▸ WHAT THE EXERCISE ASKS
Gather all lines with the word "chart" in them.

▸ DATA SEGMENT
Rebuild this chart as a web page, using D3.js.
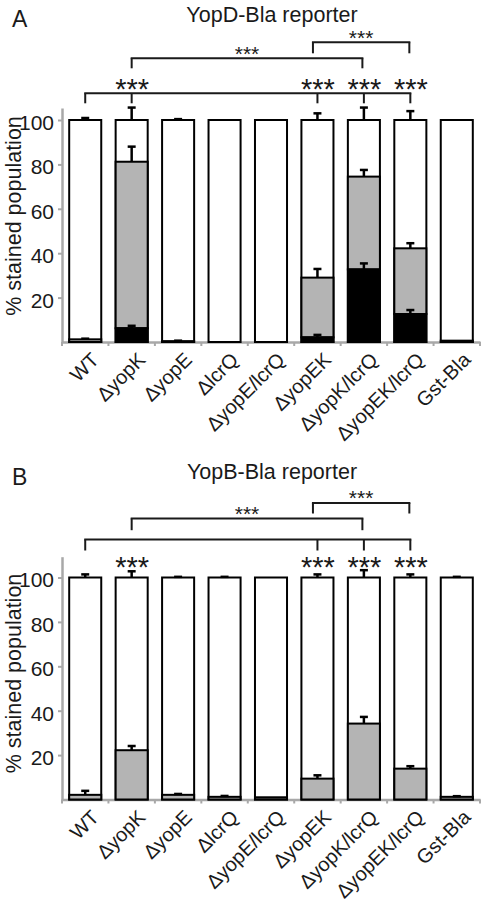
<!DOCTYPE html>
<html>
<head>
<meta charset="utf-8">
<script src="https://cdn.jsdelivr.net/npm/d3@7"></script>
<style>
  html, body { margin: 0; padding: 0; background: #fff; }
  svg { display: block; }
  text { font-family: "Liberation Sans", Arial, Helvetica, sans-serif; fill: #1a1a1a; }
</style>
</head>
<body>
<svg id="chart" width="488" height="912"></svg>
<script>
// ---------- data ----------
const categories = ["WT", "\u0394yopK", "\u0394yopE", "\u0394lcrQ", "\u0394yopE/lcrQ",
                    "\u0394yopEK", "\u0394yopK/lcrQ", "\u0394yopEK/lcrQ", "Gst-Bla"];
const yTicks = [20, 40, 60, 80, 100];

// Panel A: YopD-Bla reporter (segment heights, bottom to top)
const blackA    = [0,   6.2,  0,    0,   0,   2.1,  32.7, 12.6, 0];
const grayA     = [1.2, 75.0, 0.4,  0,   0,   26.9, 41.8, 29.6, 0.6];
const whiteA    = [98.8,18.8, 99.6, 100, 100, 71.0, 25.5, 57.8, 99.4];
const blackErrA = [0,   1.1,  0,    0,   0,   1.1,  2.7,  1.8,  0];
const grayErrA  = [0.3, 6.8,  0.2,  0,   0,   3.9,  3.0,  2.3,  0];
const whiteErrA = [0.9, 5.6,  0.4,  0,   0,   3.0,  5.6,  4.0,  0];

// Panel B: YopB-Bla reporter
const blackB    = [0, 0, 0, 0, 0, 0, 0, 0, 0];
const grayB     = [2.1, 22.2, 2.1,  1.2,  1.0, 9.4,  34.2, 13.9, 1.2];
const whiteB    = [97.9,77.8, 97.9, 98.8, 99.0,90.6, 65.8, 86.1, 98.8];
const blackErrB = [0, 0, 0, 0, 0, 0, 0, 0, 0];
const grayErrB  = [1.8, 1.9,  0.4,  0.4,  0,   1.5,  3.0,  1.1,  0.3];
const whiteErrB = [1.4, 2.8,  0.3,  0.3,  0,   1.4,  3.3,  1.4,  0.3];

const segmentKeys = ["black", "gray", "white"];
const segmentFill = { black: "#000000", gray: "#b4b4b4", white: "#ffffff" };

// ---------- drawing ----------
const svg = d3.select("#chart");
const FONT_TICK = 21, FONT_CAT = 20, FONT_YLAB = 21.5, FONT_TITLE = 21.5;
const AXIS_GRAY = "#a8a8a8";

function drawPanel(cfg) {
  const g = svg.append("g");
  const rows = categories.map((c, i) => ({
    cat: c,
    black: cfg.black[i], gray: cfg.gray[i], white: cfg.white[i],
    err: { black: cfg.blackErr[i], gray: cfg.grayErr[i], white: cfg.whiteErr[i] }
  }));

  const x = d3.scaleBand().domain(categories).range([62, 480])
    .paddingInner(0.31).paddingOuter(0.155);
  const y = d3.scaleLinear().domain([0, 100]).range([cfg.y0, cfg.y100]);
  const yAxisScale = y.copy().domain([0, y.invert(cfg.axisTopPx)]).range([cfg.y0, cfg.axisTopPx]);
  const cx = c => x(c) + x.bandwidth() / 2;

  // title & panel letter
  g.append("text").attr("x", 12).attr("y", cfg.y100 - 93)
    .attr("font-size", 23).text(cfg.letter);
  g.append("text").attr("x", 272).attr("y", cfg.y100 - 98.5)
    .attr("text-anchor", "middle").attr("font-size", FONT_TITLE).text(cfg.title);

  // y axis
  const yAxis = g.append("g").attr("transform", "translate(62,0)")
    .call(d3.axisLeft(yAxisScale).tickValues(yTicks).tickSize(4).tickPadding(4).tickSizeOuter(0));
  yAxis.select(".domain").attr("stroke", AXIS_GRAY).attr("stroke-width", 2.5);
  yAxis.selectAll(".tick line").attr("stroke", AXIS_GRAY).attr("stroke-width", 2);
  yAxis.selectAll(".tick text").attr("font-size", FONT_TICK)
    .attr("font-family", "Liberation Sans, Arial, sans-serif").attr("fill", "#1a1a1a")
    .attr("dy", "0.45em");

  // y label
  g.append("text")
    .attr("transform", `translate(20.5,${(cfg.y0 + cfg.y100) / 2 - 15}) rotate(-90)`)
    .attr("text-anchor", "middle").attr("font-size", FONT_YLAB)
    .text("% stained population");

  // x axis line + boundary ticks
  const xAxis = g.append("g").attr("transform", `translate(0,${cfg.y0})`)
    .call(d3.axisBottom(x).tickSize(0).tickFormat("").tickSizeOuter(0));
  xAxis.select(".domain").attr("stroke", AXIS_GRAY).attr("stroke-width", 2.5);
  const bounds = d3.range(categories.length + 1).map(i => x.range()[0] + i * x.step());
  g.append("g").selectAll("line").data(bounds).join("line")
    .attr("x1", d => d).attr("x2", d => d)
    .attr("y1", cfg.y0).attr("y2", cfg.y0 + 4)
    .attr("stroke", AXIS_GRAY).attr("stroke-width", 2);

  // category labels, rotated -45 degrees, ending under each bar
  g.append("g").selectAll("text").data(categories).join("text")
    .attr("transform", d => `translate(${cx(d) + 15},${cfg.y0 + 19}) rotate(-45)`)
    .attr("text-anchor", "end").attr("font-size", FONT_CAT)
    .text(d => d);

  // stacked bars
  const series = d3.stack().keys(segmentKeys)(rows);
  ["white", "gray", "black"].forEach(k => {
    const s = series.find(se => se.key === k);
    const isWhite = k === "white";
    g.append("g").selectAll("rect").data(s.filter(d => (d[1] - d[0]) > 0)).join("rect")
      .attr("x", d => x(d.data.cat))
      .attr("width", x.bandwidth())
      .attr("y", d => y(d[1]))
      .attr("height", d => y(isWhite ? 0 : d[0]) - y(d[1]))
      .attr("fill", segmentFill[k])
      .attr("stroke", "#000").attr("stroke-width", 2);
  });

  // error bars (upward only)
  segmentKeys.forEach(k => {
    const s = series.find(se => se.key === k);
    const eb = g.append("g").selectAll("g").data(s.filter(d => d.data.err[k] > 0)).join("g");
    eb.append("line")
      .attr("x1", d => cx(d.data.cat)).attr("x2", d => cx(d.data.cat))
      .attr("y1", d => y(d[1])).attr("y2", d => y(d[1] + d.data.err[k]))
      .attr("stroke", "#000").attr("stroke-width", 2.5);
    eb.append("line")
      .attr("x1", d => cx(d.data.cat) - 4).attr("x2", d => cx(d.data.cat) + 4)
      .attr("y1", d => y(d[1] + d.data.err[k])).attr("y2", d => y(d[1] + d.data.err[k]))
      .attr("stroke", "#000").attr("stroke-width", 2.5);
  });

  // significance brackets
  const bg = g.append("g").attr("fill", "none").attr("stroke", "#1a1a1a").attr("stroke-width", 2);
  cfg.brackets.forEach(b => {
    const ly = cfg.y100 + b.dy;
    const dropY = cfg.y100 + b.dropDy;
    const x1 = cx(b.from) + (b.fromDx || 0), x2 = cx(b.to) + (b.toDx || 0);
    bg.append("line").attr("x1", x1 - 1).attr("x2", x2 + 1).attr("y1", ly).attr("y2", ly);
    b.drops.forEach(c => {
      const xx = c === b.from ? x1 : (c === b.to ? x2 : cx(c));
      bg.append("line").attr("x1", xx).attr("x2", xx).attr("y1", ly).attr("y2", dropY);
    });
    if (b.label) {
      const fs = 21;
      g.append("text").attr("x", (x1 + x2) / 2).attr("y", cfg.y100 + b.labelDy + 0.57 * fs)
        .attr("text-anchor", "middle").attr("font-size", fs).text(b.label);
    }
  });
  // big stars over individual strains
  const fsBig = 29;
  g.append("g").selectAll("text").data(cfg.starred).join("text")
    .attr("x", d => cx(d) + 0.5).attr("y", cfg.y100 + cfg.starDy + 0.57 * fsBig)
    .attr("text-anchor", "middle").attr("font-size", fsBig).text("***");
}

drawPanel({
  letter: "A", title: "YopD-Bla reporter",
  y0: 342, y100: 120, axisTopPx: 108,
  black: blackA, gray: grayA, white: whiteA,
  blackErr: blackErrA, grayErr: grayErrA, whiteErr: whiteErrA,
  starred: ["\u0394yopK", "\u0394yopEK", "\u0394yopK/lcrQ", "\u0394yopEK/lcrQ"],
  starDy: -37.3,
  brackets: [
    { from: "WT", to: "\u0394yopEK/lcrQ", dy: -26.7, dropDy: -16.7,
      drops: ["WT", "\u0394yopK", "\u0394yopEK", "\u0394yopK/lcrQ", "\u0394yopEK/lcrQ"] },
    { from: "\u0394yopK", to: "\u0394yopK/lcrQ", dy: -61.7, dropDy: -51.7, toDx: -1.5,
      drops: ["\u0394yopK", "\u0394yopK/lcrQ"], label: "***", labelDy: -70.7 },
    { from: "\u0394yopEK", to: "\u0394yopEK/lcrQ", dy: -77.7, dropDy: -66.7, fromDx: -4.5, toDx: -1,
      drops: ["\u0394yopEK", "\u0394yopEK/lcrQ"], label: "***", labelDy: -86.7 }
  ]
});

drawPanel({
  letter: "B", title: "YopB-Bla reporter",
  y0: 799.5, y100: 577.5, axisTopPx: 556.7,
  black: blackB, gray: grayB, white: whiteB,
  blackErr: blackErrB, grayErr: grayErrB, whiteErr: whiteErrB,
  starred: ["\u0394yopK", "\u0394yopEK", "\u0394yopK/lcrQ", "\u0394yopEK/lcrQ"],
  starDy: -17.3,
  brackets: [
    { from: "WT", to: "\u0394yopEK/lcrQ", dy: -38, dropDy: -27,
      drops: ["WT", "\u0394yopEK", "\u0394yopK/lcrQ", "\u0394yopEK/lcrQ"] },
    { from: "\u0394yopK", to: "\u0394yopK/lcrQ", dy: -59, dropDy: -47.3, toDx: -1.5,
      drops: ["\u0394yopK", "\u0394yopK/lcrQ"], label: "***", labelDy: -68.3 },
    { from: "\u0394yopEK", to: "\u0394yopEK/lcrQ", dy: -74.6, dropDy: -64, fromDx: -4.5, toDx: -1,
      drops: ["\u0394yopEK", "\u0394yopEK/lcrQ"], label: "***", labelDy: -84 }
  ]
});
</script>
</body>
</html>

▸ EXERCISE RESPONSE
Rebuild this chart as a web page, using D3.js.
<svg id="chart" width="488" height="912"></svg>
const svg = d3.select("#chart");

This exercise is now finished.